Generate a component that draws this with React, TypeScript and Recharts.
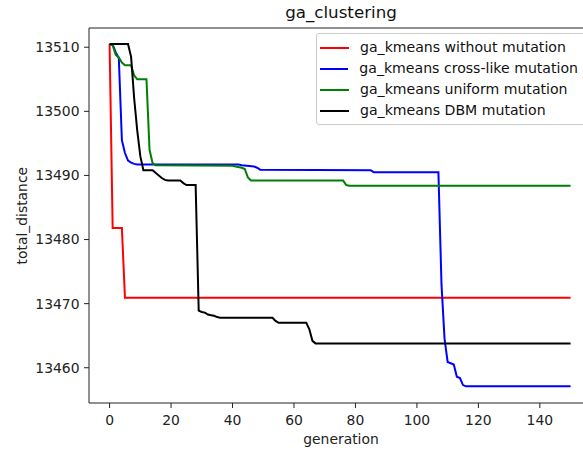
import React from 'react';
import { LineChart, Line, XAxis, YAxis, Legend, ReferenceLine } from 'recharts';

// ---- data ----
const title = 'ga_clustering';
const xLabel = 'generation';
const yLabel = 'total_distance';
const xTicks = [0, 20, 40, 60, 80, 100, 120, 140];
const yTicks = [13460, 13470, 13480, 13490, 13500, 13510];

const seriesNames = [
  'ga_kmeans without mutation',
  'ga_kmeans cross-like mutation',
  'ga_kmeans uniform mutation',
  'ga_kmeans DBM mutation',
];
const seriesColors = ['#ff0000', '#0000ff', '#008000', '#000000'];

const redGen = [0, 1, 4, 5, 150];
const redVal = [13510.5, 13481.8, 13481.8, 13470.9, 13470.9];

const blueGen = [0, 1, 2, 3, 4, 5, 6, 7, 8, 9, 42, 43, 47, 48, 49, 85, 86, 107, 108, 109, 110, 111, 112, 113, 114, 115, 116, 150];
const blueVal = [13510.5, 13510.4, 13509.2, 13508.3, 13495.5, 13493.5, 13492.3, 13492.0, 13491.8, 13491.7, 13491.7, 13491.6, 13491.4, 13491.2, 13490.9, 13490.8, 13490.5, 13490.5, 13473.0, 13464.5, 13460.9, 13460.7, 13460.5, 13458.6, 13458.4, 13457.3, 13457.1, 13457.1];

const greenGen = [0, 1, 2, 3, 4, 5, 7, 8, 9, 12, 13, 14, 15, 40, 41, 43, 44, 45, 46, 76, 77, 78, 150];
const greenVal = [13510.5, 13510.3, 13508.8, 13508.4, 13507.6, 13507.2, 13507.2, 13505.6, 13505.0, 13505.0, 13494.0, 13491.9, 13491.6, 13491.5, 13491.4, 13491.2, 13491.0, 13489.7, 13489.2, 13489.2, 13488.5, 13488.4, 13488.4];

const blackGen = [0, 6, 7, 8, 9, 10, 11, 14, 16, 17, 18, 19, 23, 24, 25, 28, 29, 30, 31, 32, 33, 34, 35, 36, 53, 54, 55, 64, 65, 66, 67, 150];
const blackVal = [13510.5, 13510.5, 13508.5, 13502.0, 13497.0, 13493.0, 13490.8, 13490.8, 13490.0, 13489.6, 13489.3, 13489.2, 13489.2, 13488.8, 13488.5, 13488.5, 13468.9, 13468.7, 13468.6, 13468.3, 13468.2, 13468.1, 13467.9, 13467.8, 13467.8, 13467.3, 13467.0, 13467.0, 13466.0, 13464.2, 13463.8, 13463.8];

const gens = [redGen, blueGen, greenGen, blackGen];
const vals = [redVal, blueVal, greenVal, blackVal];

const xDomain = [-6.7, 157.3];
const yDomain = [13454.5, 13513.0];

const FONT = 'DejaVu Sans';

const seriesData = gens.map((gs, s) => gs.map((g, i) => ({ g, v: vals[s][i] })));

const LegendBox = (props: any) => {
  const payload = [...(props.payload || [])].sort(
    (a: any, b: any) => seriesNames.indexOf(a.value) - seriesNames.indexOf(b.value)
  );
  return (
    <div
      style={{
        border: '1px solid #cccccc',
        borderRadius: 3,
        background: 'rgba(255,255,255,0.8)',
        padding: '3px 8px 3px 3px',
        fontFamily: FONT,
        fontSize: 14.1,
        color: '#111',
        width: 258,
      }}
    >
      {payload.map((p: any) => (
        <div key={p.value} style={{ height: 21, display: 'flex', alignItems: 'center', whiteSpace: 'nowrap' }}>
          <span style={{ display: 'inline-block', width: 29, height: 2, background: p.color }} />
          <span style={{ marginLeft: 11, lineHeight: '21px' }}>{p.value}</span>
        </div>
      ))}
    </div>
  );
};

const XLabel = () => (
  <text x={341} y={444} textAnchor="middle" fontFamily={FONT} fontSize={13.9} fill="#222">
    {xLabel}
  </text>
);

const YLabel = () => (
  <text
    x={27}
    y={215.7}
    transform="rotate(-90 27 215.7)"
    textAnchor="middle"
    fontFamily={FONT}
    fontSize={13.9}
    fill="#222"
  >
    {yLabel}
  </text>
);

export default function App() {
  const tickStyle = { fontFamily: FONT, fontSize: 13.9, fill: '#222' };
  return (
    <div style={{ position: 'absolute', left: 0, top: 0, width: 583, height: 451, overflow: 'hidden', background: '#fff' }}>
      <svg width={583} height={30} style={{ position: 'absolute', left: 0, top: 0 }}>
        <text x={341} y={17.5} textAnchor="middle" fontFamily={FONT} fontSize={16.7} fill="#111">
          {title}
        </text>
      </svg>
      <LineChart width={600} height={451} margin={{ top: 28, right: 7, bottom: 0, left: 0 }}>
        <XAxis
          type="number"
          dataKey="g"
          domain={xDomain}
          ticks={xTicks}
          allowDataOverflow
          height={48}
          tickSize={5}
          tickMargin={7}
          tick={tickStyle}
          axisLine={{ stroke: '#222', strokeWidth: 1 }}
          tickLine={{ stroke: '#222', strokeWidth: 1 }}
          label={<XLabel />}
        />
        <YAxis
          type="number"
          domain={yDomain}
          ticks={yTicks}
          allowDataOverflow
          width={89}
          tickSize={5}
          tickMargin={4.5}
          tick={tickStyle}
          axisLine={{ stroke: '#222', strokeWidth: 1 }}
          tickLine={{ stroke: '#222', strokeWidth: 1 }}
          label={<YLabel />}
        />
        <ReferenceLine y={yDomain[1]} stroke="#222" strokeWidth={1} ifOverflow="extendDomain" />
        {seriesData.map((d, i) => (
          <Line
            key={seriesNames[i]}
            data={d}
            dataKey="v"
            name={seriesNames[i]}
            type="linear"
            stroke={seriesColors[i]}
            strokeWidth={2}
            dot={false}
            activeDot={false}
            isAnimationActive={false}
          />
        ))}
        <Legend
          layout="horizontal"
          verticalAlign="middle"
          align="center"
          wrapperStyle={{ left: 316, top: 33, width: 'auto', height: 'auto' }}
          content={<LegendBox />}
        />
      </LineChart>
    </div>
  );
}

Work required: Starting with the first line of the data above and ending with the line containing "13457.3, 13457.1, 13457.1];", please restate every line exactly, leaving images out.

Problem solution:
Generate a component that draws this with React, TypeScript and Recharts.
import React from 'react';
import { LineChart, Line, XAxis, YAxis, Legend, ReferenceLine } from 'recharts';

// ---- data ----
const title = 'ga_clustering';
const xLabel = 'generation';
const yLabel = 'total_distance';
const xTicks = [0, 20, 40, 60, 80, 100, 120, 140];
const yTicks = [13460, 13470, 13480, 13490, 13500, 13510];

const seriesNames = [
  'ga_kmeans without mutation',
  'ga_kmeans cross-like mutation',
  'ga_kmeans uniform mutation',
  'ga_kmeans DBM mutation',
];
const seriesColors = ['#ff0000', '#0000ff', '#008000', '#000000'];

const redGen = [0, 1, 4, 5, 150];
const redVal = [13510.5, 13481.8, 13481.8, 13470.9, 13470.9];

const blueGen = [0, 1, 2, 3, 4, 5, 6, 7, 8, 9, 42, 43, 47, 48, 49, 85, 86, 107, 108, 109, 110, 111, 112, 113, 114, 115, 116, 150];
const blueVal = [13510.5, 13510.4, 13509.2, 13508.3, 13495.5, 13493.5, 13492.3, 13492.0, 13491.8, 13491.7, 13491.7, 13491.6, 13491.4, 13491.2, 13490.9, 13490.8, 13490.5, 13490.5, 13473.0, 13464.5, 13460.9, 13460.7, 13460.5, 13458.6, 13458.4, 13457.3, 13457.1, 13457.1];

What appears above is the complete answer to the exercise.